Images from The Punisher #3 (Oct. 1987), an early issue from Mike Baron, a defining writer of the character's golden age, and artist Klaus Janson, who had recently inked the seminal Batman: The Dark Knight Returns. Lettered by Ken Bruzenak.

Increasingly, Culture War is the tail that wags the dog. From the standpoint of power, waging Culture War is easy and more cost-effective than offering material benefits or improvements. It drives clicks. It drives fundraising. It drives elections. It even drives swatting and doxxing. In the rush of dopamine that accompanies a burst of righteous anger online, it’s all too easy to conflate talking and doing. But the signifier is rarely equal in portent to what it signifies.

Author William Gibson’s frequently cited observation that the street finds its own use for things may be a cliché at this point, but it maps perfectly to the controversies that surround the Punisher.
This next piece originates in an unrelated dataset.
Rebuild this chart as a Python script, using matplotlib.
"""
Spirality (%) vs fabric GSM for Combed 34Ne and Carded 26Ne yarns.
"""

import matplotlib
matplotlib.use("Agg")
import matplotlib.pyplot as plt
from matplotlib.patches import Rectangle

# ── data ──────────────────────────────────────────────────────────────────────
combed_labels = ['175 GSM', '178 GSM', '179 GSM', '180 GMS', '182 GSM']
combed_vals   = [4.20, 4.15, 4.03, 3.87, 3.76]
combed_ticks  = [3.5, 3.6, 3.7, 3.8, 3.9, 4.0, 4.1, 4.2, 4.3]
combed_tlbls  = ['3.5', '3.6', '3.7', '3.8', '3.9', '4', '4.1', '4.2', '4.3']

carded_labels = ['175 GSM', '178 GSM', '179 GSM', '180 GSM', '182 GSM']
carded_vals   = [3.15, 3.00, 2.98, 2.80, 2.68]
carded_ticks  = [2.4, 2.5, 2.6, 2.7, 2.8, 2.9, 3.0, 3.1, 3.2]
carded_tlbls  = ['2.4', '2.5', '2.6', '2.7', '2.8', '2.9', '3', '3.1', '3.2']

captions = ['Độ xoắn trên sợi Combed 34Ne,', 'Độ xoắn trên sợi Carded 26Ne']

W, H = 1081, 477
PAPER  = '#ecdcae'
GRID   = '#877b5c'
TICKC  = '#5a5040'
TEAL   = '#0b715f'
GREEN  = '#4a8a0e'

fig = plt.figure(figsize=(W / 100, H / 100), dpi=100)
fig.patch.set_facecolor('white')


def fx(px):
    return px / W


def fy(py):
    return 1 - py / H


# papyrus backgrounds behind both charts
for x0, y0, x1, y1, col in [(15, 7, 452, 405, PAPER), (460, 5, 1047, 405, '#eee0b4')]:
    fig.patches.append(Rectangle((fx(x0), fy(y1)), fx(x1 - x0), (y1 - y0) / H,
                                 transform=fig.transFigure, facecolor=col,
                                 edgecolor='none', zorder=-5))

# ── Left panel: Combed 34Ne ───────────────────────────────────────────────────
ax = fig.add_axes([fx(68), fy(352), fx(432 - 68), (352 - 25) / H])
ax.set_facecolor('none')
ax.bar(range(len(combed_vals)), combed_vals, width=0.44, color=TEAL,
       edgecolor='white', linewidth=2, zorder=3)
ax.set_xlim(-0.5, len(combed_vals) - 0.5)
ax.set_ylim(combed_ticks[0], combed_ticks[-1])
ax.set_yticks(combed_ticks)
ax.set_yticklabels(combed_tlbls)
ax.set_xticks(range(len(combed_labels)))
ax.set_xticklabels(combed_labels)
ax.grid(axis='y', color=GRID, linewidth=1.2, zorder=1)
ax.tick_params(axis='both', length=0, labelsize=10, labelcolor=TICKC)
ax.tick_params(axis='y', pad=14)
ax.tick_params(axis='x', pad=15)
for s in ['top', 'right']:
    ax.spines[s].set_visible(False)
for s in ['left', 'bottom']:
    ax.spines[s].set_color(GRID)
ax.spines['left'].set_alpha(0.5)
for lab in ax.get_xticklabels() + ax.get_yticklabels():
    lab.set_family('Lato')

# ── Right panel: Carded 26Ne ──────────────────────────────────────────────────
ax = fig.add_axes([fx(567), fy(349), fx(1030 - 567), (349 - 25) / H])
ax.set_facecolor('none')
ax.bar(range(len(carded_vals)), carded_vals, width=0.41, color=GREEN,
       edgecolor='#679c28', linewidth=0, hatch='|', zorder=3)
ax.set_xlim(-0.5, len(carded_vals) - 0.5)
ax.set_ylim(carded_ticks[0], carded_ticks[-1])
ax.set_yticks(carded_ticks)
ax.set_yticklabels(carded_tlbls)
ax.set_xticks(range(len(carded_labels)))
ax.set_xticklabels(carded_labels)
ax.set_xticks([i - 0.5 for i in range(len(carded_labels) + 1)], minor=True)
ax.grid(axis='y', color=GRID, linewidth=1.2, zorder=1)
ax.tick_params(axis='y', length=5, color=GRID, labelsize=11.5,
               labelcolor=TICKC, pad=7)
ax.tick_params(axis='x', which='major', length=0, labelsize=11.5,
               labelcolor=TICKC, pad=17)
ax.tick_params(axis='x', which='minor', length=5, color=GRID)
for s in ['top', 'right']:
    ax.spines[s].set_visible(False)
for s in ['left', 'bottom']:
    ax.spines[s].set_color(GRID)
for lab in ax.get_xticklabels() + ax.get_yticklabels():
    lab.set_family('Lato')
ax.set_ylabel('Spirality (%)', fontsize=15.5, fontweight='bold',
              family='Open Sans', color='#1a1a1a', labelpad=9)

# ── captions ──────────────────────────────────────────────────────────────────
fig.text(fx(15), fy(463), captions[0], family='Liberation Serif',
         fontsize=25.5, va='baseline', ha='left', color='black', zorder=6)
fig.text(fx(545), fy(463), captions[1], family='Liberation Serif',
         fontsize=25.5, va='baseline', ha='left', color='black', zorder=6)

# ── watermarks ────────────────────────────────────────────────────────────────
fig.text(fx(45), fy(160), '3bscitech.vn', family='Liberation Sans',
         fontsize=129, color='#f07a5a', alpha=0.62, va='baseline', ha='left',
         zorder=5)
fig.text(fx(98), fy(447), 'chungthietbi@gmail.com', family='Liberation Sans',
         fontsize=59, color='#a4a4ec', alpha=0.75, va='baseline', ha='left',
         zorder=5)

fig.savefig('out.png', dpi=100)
Worcester’s appraisal comes over a decade after U.S. Navy SEAL Chris Kyle invoked the Punisher as an inspiration in his bestselling memoir American Sniper. And Worcester was in the midst of writing A Cultural History of the Punisher in 2017, when white supremacists—garbed in variations of the Punisher skull, Confederate battle flags and swastikas—brandished weapons and tiki torches and battled anti-fascists in the streets of Charlottesville, Virginia at the deadly Unite the Right rally. Even today, the iconic logo can be found festooned upon the vehicles, challenge coins, patches and badges of law enforcement officers and on the pseudo-tactical apparel, vehicles and accessories of their vocal supporters.

An issue of The Punisher MAX, visible in the 2014 Chris Kyle biopic American Sniper, directed by Clint Eastwood.
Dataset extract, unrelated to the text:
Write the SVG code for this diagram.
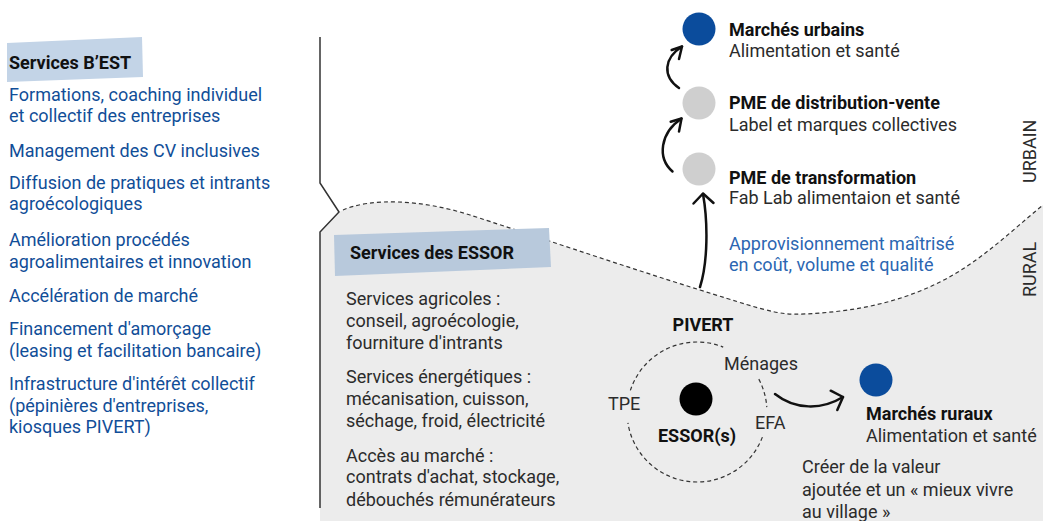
<svg xmlns="http://www.w3.org/2000/svg" width="1043" height="521" viewBox="0 0 1043 521">
<style>
.t{font-family:Roboto,"Liberation Sans",Arial,sans-serif;font-size:18px}
.b{font-weight:bold}
.blue{fill:#114e98}
.lblue{fill:#2b66b2}
.dk{fill:#2b2b2b}
.blk{fill:#111}
.conn{fill:none;stroke:#111;stroke-width:2.5;stroke-linecap:round;stroke-linejoin:round}
.dash{fill:none;stroke:#333;stroke-width:1.2;stroke-dasharray:4 3}
.tag{fill:#c3d4e7}
</style>
<rect width="1043" height="521" fill="#ffffff"/>
<g id="rural-zone">
<path d="M320,521 L320,232 L339,212 L343,210 C370,198 420,199 470,215 S620,265 700,290 S780,316 820,313 S900,302 940,282 S1010,232 1043,205 L1043,521 Z" fill="#ececec"/>
<path class="dash" d="M343,210 C370,198 420,199 470,215 S620,265 700,290 S780,316 820,313 S900,302 940,282 S1010,232 1043,205"/>
<polyline points="320,37 320,183 339,212 320,232 320,508" fill="none" stroke="#333" stroke-width="1.5"/>
<text class="t dk" transform="translate(1036,183) rotate(-90)">URBAIN</text>
<text class="t dk" transform="translate(1036,297) rotate(-90)">RURAL</text>
</g>
<g id="services-best">
<polygon class="tag" points="7,43 142,37 143,77 7,82"/>
<text class="t b blk" x="9" y="69">Services B’EST</text>
<text class="t blue" x="9" y="101">Formations, coaching individuel</text>
<text class="t blue" x="9" y="122">et collectif des entreprises</text>
<text class="t blue" x="9" y="157">Management des CV inclusives</text>
<text class="t blue" x="9" y="189">Diffusion de pratiques et intrants</text>
<text class="t blue" x="9" y="210">agroécologiques</text>
<text class="t blue" x="9" y="246">Amélioration procédés</text>
<text class="t blue" x="9" y="268">agroalimentaires et innovation</text>
<text class="t blue" x="9" y="302">Accélération de marché</text>
<text class="t blue" x="9" y="335">Financement d'amorçage</text>
<text class="t blue" x="9" y="357">(leasing et facilitation bancaire)</text>
<text class="t blue" x="9" y="390">Infrastructure d'intérêt collectif</text>
<text class="t blue" x="9" y="412">(pépinières d'entreprises,</text>
<text class="t blue" x="9" y="433">kiosques PIVERT)</text>
</g>
<g id="services-essor">
<polygon fill="#b8c9dc" points="334,235 549,228 551,267 335,276"/>
<text class="t b blk" x="350" y="259">Services des ESSOR</text>
<text class="t dk" x="346" y="305">Services agricoles :</text>
<text class="t dk" x="346" y="327">conseil, agroécologie,</text>
<text class="t dk" x="346" y="349">fourniture d'intrants</text>
<text class="t dk" x="346" y="383">Services énergétiques :</text>
<text class="t dk" x="346" y="405">mécanisation, cuisson,</text>
<text class="t dk" x="346" y="427">séchage, froid, électricité</text>
<text class="t dk" x="346" y="462">Accès au marché :</text>
<text class="t dk" x="346" y="483">contrats d'achat, stockage,</text>
<text class="t dk" x="346" y="506">débouchés rémunérateurs</text>
</g>
<g id="marches-urbains">
<circle cx="699" cy="29" r="16.5" fill="#0b4c9c"/>
<text class="t b blk" x="729" y="36">Marchés urbains</text>
<text class="t dk" x="729" y="57">Alimentation et santé</text>
</g>
<g id="pme-distribution">
<circle cx="699" cy="103" r="16.5" fill="#cfcfcf"/>
<text class="t b blk" x="729" y="109">PME de distribution-vente</text>
<text class="t dk" x="729" y="131">Label et marques collectives</text>
</g>
<g id="pme-transformation">
<circle cx="699" cy="169" r="16.5" fill="#cfcfcf"/>
<text class="t b blk" x="729" y="184">PME de transformation</text>
<text class="t dk" x="729" y="204">Fab Lab alimentaion et santé</text>
</g>
<g id="approvisionnement">
<text class="t lblue" x="729" y="250">Approvisionnement maîtrisé</text>
<text class="t lblue" x="729" y="271">en coût, volume et qualité</text>
</g>
<g id="pivert">
<path class="dash" d="M758.8,379.1 A70,70 0 0 1 766.8,407.1"/>
<path class="dash" d="M762.4,437.1 A70,70 0 0 1 627.9,422.9"/>
<path class="dash" d="M630.4,390.4 A70,70 0 0 1 723.2,347.1"/>
<text class="t b blk" x="703" y="331" text-anchor="middle">PIVERT</text>
<text class="t dk" x="724" y="370">Ménages</text>
<text class="t dk" x="608" y="410">TPE</text>
<text class="t dk" x="755" y="429">EFA</text>
</g>
<g id="essor">
<circle cx="696" cy="399" r="16.5" fill="#000"/>
<text class="t b blk" x="697" y="442" text-anchor="middle">ESSOR(s)</text>
</g>
<g id="marches-ruraux">
<circle cx="876" cy="380" r="16.5" fill="#0b4c9c"/>
<text class="t b blk" x="866" y="420">Marchés ruraux</text>
<text class="t dk" x="866" y="442">Alimentation et santé</text>
<text class="t dk" x="802" y="473">Créer de la valeur</text>
<text class="t dk" x="802" y="496">ajoutée et un « mieux vivre</text>
<text class="t dk" x="802" y="518">au village »</text>
</g>
<g id="connectors">
<path class="conn" d="M679,88 C662,76 664,58 682,46.5"/>
<polyline class="conn" points="671.7,50 682,46.5 679,59"/>
<path class="conn" d="M672.5,171.5 C657,158 660,133 681.5,118.5"/>
<polyline class="conn" points="670.7,121.7 681.5,118.5 679,131.5"/>
<path class="conn" d="M700,287 C708,262 708,222 703,194"/>
<polyline class="conn" points="693.5,203.5 703,193.5 713.5,203"/>
<path class="conn" d="M775,394 C795,410 822,410 843,397"/>
<polyline class="conn" points="830.7,390.7 843,397 837.3,410"/>
</g>
</svg>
The concerns of A Cultural History of the Punisher slot neatly into a bibliography that includes titles like The Superhero Reader (University Press of Mississippi, 2013), Peter Bagge: Conversations (University Press of Mississippi, 2016), and C.L.R. James: A Political Biography (State University of New York Press, 1995). Worcester’s examination is welcome, but long overdue. Though it’s worthwhile to analyze the Punisher’s cultural and political impact, only intervention by the property’s owners could staunch the appropriation of the skull icon. But Marvel never addresses the controversy surrounding the skull directly. It may tacitly approve of connections to police power, to the extent its business is not disadvantaged. In the past, the company had partnered with military tech manufacturer Northrop Grumman, but withdrew in 2017 when backlash ensued. Recent stories in the pages of Punisher comics have seen Castle abandon the well-known skull motif and replace it with a new logo, to no shortage of controversy. Whatever the reasoning, every action (or inaction) is calculated in relation to the bottom line. At this point, even if Marvel was so inclined to take action in order to mitigate the appropriation of its IP by agents of repression and their sympathizers, it wouldn’t matter. The skull’s fictional uses have been outstripped by the uses for which it has been seized and repurposed. Frank Castle may still reside in the Marvel Universe, but the skull he wears exists independent of him, alongside meme fodder like Pepe the Frog, cartoonist Matt Furie’s similarly appropriated creation - another tool put to the task of distilling (or distorting) an ideology.